В школе я училась хорошо. После семи классов подруги поехали учиться дальше, я тоже хотела, но мама сказала, что ничем не может помочь. Нужны будут деньги, чтобы жить, питаться. Денег не было, за работу в колхозе, за палочки-трудодни платили осенью натурой, а денег не давали. Пришлось идти работать. Устроили меня в аптеку. Управляющий Иосиф Давыдовыч Краковский взял ученицей кассира, но приходилось помогать расфасовывать лекарства и выполнять другие работы. Как-то надо было сокращать штаты, и предложили уволиться Лисицыной Клавдии Фёдоровне. А у неё ребёнок и муж сослан. Вот я и говорю: увольняйте меня, а её оставьте. Так Клавдия Фёдоровна потом долго вспоминала: «Надо же, какая молоденькая, а как выручила».
Пошла я швейному делу учиться. Всю войну шила, закройщиком работала и до сих пор еще могу что-нибудь прострочить.
Муж у меня был военный, Волков Михаил Александрович. Познакомились здесь, в Боровске. Ещё война шла. В 43-м у нас родился сын, Анатолием назвали, а в 48-м – дочь Татьяна. С мужем пришлось во многих местах побывать. Жили в Бобруйске. Когда учился в Москве на Высших академических курсах, постоянно приезжал ко мне. Послали его в Приморский Край, Ворошилово-Уссурийский, и я за ним.

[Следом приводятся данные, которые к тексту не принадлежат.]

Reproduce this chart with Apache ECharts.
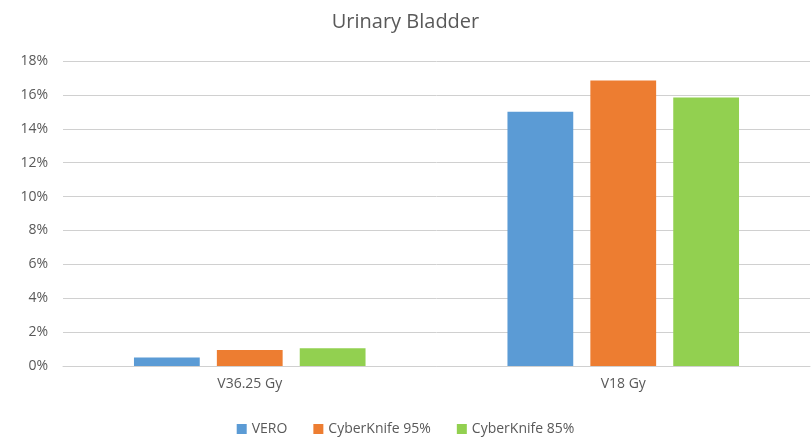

Мне уже 87 лет. Я рада, что ещё выхожу на улицу, узнаю людей, а вот моя младшая сестра даже меня не всегда узнаёт. Бывает не спится, лежу, начинаю вспоминать всё с самого детства. Всё хорошо помню: как в поле работаем. - мужчины рожь косят, женщины снопы вяжут, люлька с сестрёнкой подвешена на оглобле. дети бегают, играют, подбегают к люльке качнуть её.
Вижу уже плохо, «Закон Божий» читаю с сильной лупой. Одного вот не могу понять, за что на нас столько горя обрушилось. Как Бог мог допустить это?»